Additive Manufacturing (3D printing) is finding many uses in manufacturing for prototyping, low volume manufacture and for making items with complex shapes which cannot easily be reproduced by other means.
The main challenge with the process is posed by complex geometry – when an object is to be fabricated, the shape must be broken down into a series of machine tool paths that will accumulate material by building up layers in a stable and reliable way. For this reason, 3D printing needs to be a precisely controlled process, both in terms of the type of movement and the deposition of materials.
A project at the Centre for Fine Print Research (CFPR), based at the University of the West of England, is looking at 3D printing a little differently, with the emphasis on meaningful expression rather than the accurate reproduction of digital data. A flexible Mitsubishi Electric MELFA RV-Series articulated arm industrial robot is at the centre of the project.

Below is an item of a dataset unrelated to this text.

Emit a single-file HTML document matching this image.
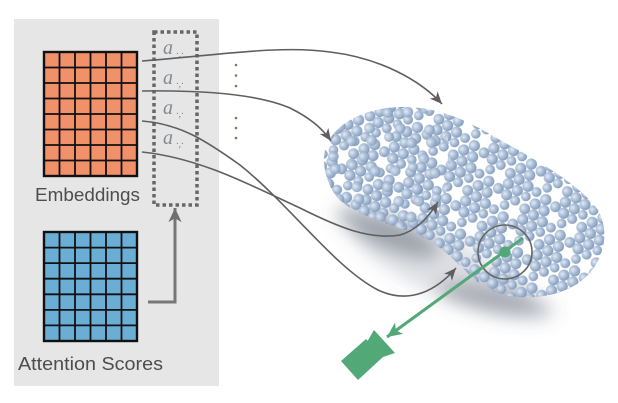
<!DOCTYPE html>
<html><head><meta charset="utf-8"><style>
html,body{margin:0;padding:0;background:#fff;}
svg{display:block;}
</style></head><body>
<svg width="618" height="403" viewBox="0 0 618 403" xmlns="http://www.w3.org/2000/svg">
<defs>
  <radialGradient id="sph" cx="0.4" cy="0.35" r="0.68">
    <stop offset="0" stop-color="#e2eaf4"/>
    <stop offset="0.5" stop-color="#aabed7"/>
    <stop offset="1" stop-color="#7f97b7"/>
  </radialGradient>
  <pattern id="pts" patternUnits="userSpaceOnUse" width="46" height="38.4" patternTransform="rotate(-22)">
    <g fill="url(#sph)">
      <circle cx="5.75" cy="5.6" r="5.6"/><circle cx="17.25" cy="5.6" r="5.6"/><circle cx="40.25" cy="6.2" r="5.4"/>
      <circle cx="0" cy="15.2" r="5.6"/><circle cx="46" cy="15.2" r="5.6"/><circle cx="11.5" cy="15.2" r="5.6"/><circle cx="23.5" cy="15.8" r="5.4"/><circle cx="34.5" cy="15.2" r="5.6"/>
      <circle cx="5.75" cy="24.8" r="5.6"/><circle cx="28.75" cy="24.8" r="5.6"/><circle cx="40.25" cy="24.8" r="5.6"/>
      <circle cx="0" cy="33.6" r="4.8"/><circle cx="46" cy="33.6" r="4.8"/><circle cx="11.5" cy="33.4" r="5"/><circle cx="23" cy="33.6" r="4.8"/><circle cx="34.5" cy="33.4" r="5"/>
    </g>
  </pattern>
  <pattern id="pts2" patternUnits="userSpaceOnUse" width="46" height="38.4" patternTransform="translate(9,11) rotate(-38)">
    <g fill="url(#sph)">
      <circle cx="6" cy="6" r="5.4"/><circle cx="28" cy="7" r="5.4"/>
      <circle cx="22" cy="18" r="5.4"/><circle cx="6" cy="26" r="5.4"/><circle cx="38" cy="26" r="5"/>
    </g>
  </pattern>
  <clipPath id="blob">
    <path d="M325,150 C330,128 360,108 400,107 C440,106 470,122 500,140 C540,162 580,185 598,210 C612,235 602,268 577,284 C552,300 512,302 486,288 C466,276 452,252 424,238 C394,224 352,216 336,196 C326,182 322,165 325,150 Z"/>
  </clipPath>
  <clipPath id="blobTL">
    <path d="M322,140 C330,115 370,100 420,108 C450,115 460,160 440,210 C420,240 360,225 335,200 Z"/>
  </clipPath>
  <filter id="blur" x="-50%" y="-50%" width="200%" height="200%"><feGaussianBlur stdDeviation="9"/></filter>
  <marker id="ah" viewBox="-1 -7 17 14" refX="14" refY="0" markerWidth="15" markerHeight="13" markerUnits="userSpaceOnUse" orient="auto">
    <path d="M0,-6 L14,0 L0,6 L4,0 Z" fill="#5f5f5f"/>
  </marker>
  <marker id="ah2" viewBox="-1 -8 18 16" refX="15" refY="0" markerWidth="17" markerHeight="16" markerUnits="userSpaceOnUse" orient="auto">
    <path d="M0,-7 L15,0 L0,7 L4,0 Z" fill="#707070"/>
  </marker>
  <marker id="ahg" viewBox="-1 -8 18 16" refX="15" refY="0" markerWidth="18" markerHeight="16" markerUnits="userSpaceOnUse" orient="auto">
    <path d="M0,-7 L15,0 L0,7 L4,0 Z" fill="#52a877"/>
  </marker>
</defs>

<!-- gray panel -->
<rect x="14" y="19" width="205" height="367" fill="#e6e6e6"/>

<!-- orange grid -->
<g>
  <rect x="44" y="52" width="93" height="124" fill="#f0916a" stroke="#111" stroke-width="2.4"/>
  <g stroke="#111" stroke-width="1.8">
    <line x1="59.5" y1="52" x2="59.5" y2="176"/><line x1="75" y1="52" x2="75" y2="176"/>
    <line x1="90.5" y1="52" x2="90.5" y2="176"/><line x1="106" y1="52" x2="106" y2="176"/>
    <line x1="121.5" y1="52" x2="121.5" y2="176"/>
    <line x1="44" y1="67.5" x2="137" y2="67.5"/><line x1="44" y1="83" x2="137" y2="83"/>
    <line x1="44" y1="98.5" x2="137" y2="98.5"/><line x1="44" y1="114" x2="137" y2="114"/>
    <line x1="44" y1="129.5" x2="137" y2="129.5"/><line x1="44" y1="145" x2="137" y2="145"/>
    <line x1="44" y1="160.5" x2="137" y2="160.5"/>
  </g>
</g>

<!-- blue grid -->
<g>
  <rect x="44" y="232" width="93" height="109" fill="#6aaed5" stroke="#111" stroke-width="2.4"/>
  <g stroke="#111" stroke-width="1.8">
    <line x1="59.5" y1="232" x2="59.5" y2="341"/><line x1="75" y1="232" x2="75" y2="341"/>
    <line x1="90.5" y1="232" x2="90.5" y2="341"/><line x1="106" y1="232" x2="106" y2="341"/>
    <line x1="121.5" y1="232" x2="121.5" y2="341"/>
    <line x1="44" y1="247.6" x2="137" y2="247.6"/><line x1="44" y1="263.1" x2="137" y2="263.1"/>
    <line x1="44" y1="278.7" x2="137" y2="278.7"/><line x1="44" y1="294.3" x2="137" y2="294.3"/>
    <line x1="44" y1="309.9" x2="137" y2="309.9"/><line x1="44" y1="325.4" x2="137" y2="325.4"/>
  </g>
</g>

<!-- labels -->
<text x="35" y="201" font-family="Liberation Sans, DejaVu Sans, sans-serif" font-size="18" fill="#4d4d4d" textLength="105" lengthAdjust="spacingAndGlyphs">Embeddings</text>
<text x="18" y="370" font-family="Liberation Sans, DejaVu Sans, sans-serif" font-size="18" fill="#4d4d4d" textLength="145" lengthAdjust="spacingAndGlyphs">Attention Scores</text>

<!-- dotted box -->
<rect x="154" y="32" width="43" height="173" fill="none" stroke="#666" stroke-width="3.5" stroke-dasharray="3.5 3"/>

<!-- a labels -->
<g font-family="Liberation Serif, DejaVu Serif, serif" font-style="italic" fill="#858a90">
  <text x="163" y="54" font-size="20">a</text><text x="176" y="57" font-size="10">·,·</text>
  <text x="163" y="84" font-size="20">a</text><text x="176" y="87" font-size="10">·,·</text>
  <text x="163" y="114" font-size="20">a</text><text x="176" y="117" font-size="10">·,·</text>
  <text x="163" y="144" font-size="20">a</text><text x="176" y="147" font-size="10">·,·</text>
</g>

<!-- vertical dots -->
<g fill="#857565">
  <circle cx="236" cy="65" r="1.3"/><circle cx="236" cy="75.5" r="1.3"/><circle cx="236" cy="86" r="1.3"/>
  <circle cx="236" cy="118" r="1.3"/><circle cx="236" cy="128" r="1.3"/><circle cx="236" cy="138" r="1.3"/>
</g>

<!-- attention arrow -->
<polyline points="148,302 175,302 175,208" fill="none" stroke="#777" stroke-width="3" marker-end="url(#ah2)"/>

<!-- shadow -->
<g filter="url(#blur)" fill="#5a6273">
  <ellipse cx="388" cy="232" rx="55" ry="16" transform="rotate(22 388 232)" opacity="0.5"/>
  <ellipse cx="495" cy="300" rx="60" ry="13" transform="rotate(12 495 300)" opacity="0.42"/>
  <ellipse cx="445" cy="268" rx="100" ry="28" transform="rotate(24 445 268)" opacity="0.2"/>
</g>

<!-- point cloud -->
<g clip-path="url(#blob)">
  <rect x="300" y="90" width="320" height="230" fill="url(#pts)"/>
  <rect x="300" y="90" width="320" height="230" fill="url(#pts2)" clip-path="url(#blobTL)" opacity="0.9"/>
</g>

<!-- curves -->
<g fill="none" stroke="#5f5f5f" stroke-width="1.6">
  <path d="M142,61 C220,55 280,45 330,52 C380,58 420,80 442,104" marker-end="url(#ah)"/>
  <path d="M142,91 C210,90 260,95 290,108 C310,118 322,128 331,141" marker-end="url(#ah)"/>
  <path d="M142,121 C180,124 205,140 240,165 C290,205 335,268 378,290 C410,305 437,290 456,268" marker-end="url(#ah)"/>
  <path d="M142,152 C200,158 250,185 300,208 C340,228 370,240 400,235 C418,230 430,215 438,202" marker-end="url(#ah)"/>
</g>

<!-- circle & green ray -->
<circle cx="505" cy="252" r="27" fill="none" stroke="#666" stroke-width="1.6"/>
<line x1="523" y1="238" x2="387" y2="337" stroke="#52a877" stroke-width="3" marker-end="url(#ahg)"/>
<circle cx="505" cy="252" r="5.5" fill="#52a877"/>

<!-- camera -->
<g fill="#52a877">
  <polygon points="341,361 366,339 383,357 358,380"/>
  <polygon points="367,342 374,330 395,353 383,357"/>
</g>
</svg>
</body></html>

The CFPR has expertise in ceramics, photo-cure resins and thermoplastics, all of which are being investigated with the new robotic platform. Previous work evaluated the 3D printer as a tool to manipulate materials, or produce unusual surface textures.
Using a 3D printer in unusual ways means moving beyond the use of CAD models and slicing algorithms, as these are too automated. By writing proprietary software, it is possible to develop printing methods from the point of view of how the material can be expressively played with.
To achieve this the project is using a robot arm to research technologies and techniques to sense and manipulate materials in a dynamic way, rather than deposit them in fixed, rigid or ‘machine-like’ ways. The robot is running printer paths defined by proprietary software and requires a high degree of automation and real-time responsiveness.
Conventionally 3D printers are machines with three linear axis and fabrication occurs in fixed horizontal layers. The MELFA robot arm, however, can offer both freedom of movement and a set of expansion capabilities, including pneumatics and digital IO, which are integrated into the chassis of the arm itself; which makes for a useful combination of force control, movement range and reliability.
Proprietary software is being developed which must respond very quickly and dynamically to changes in the material’s properties and the construction of the printed object. This means that the control program cannot be rigid in its operation. Instead it must constantly and iteratively interpret its working task environment and autonomously correct its behaviour.
The MELFA robot has proven to be a good tool to create artistic objects using PLA (poly lactic acid). The development team used the full extent of the robot’s movement to push the material beyond its normal operating envelope and create new effects. The same set-up is planned to develop artistic creations with ceramics and photo-cure resins, the production process for which could then feed-back to commercial industrial applications.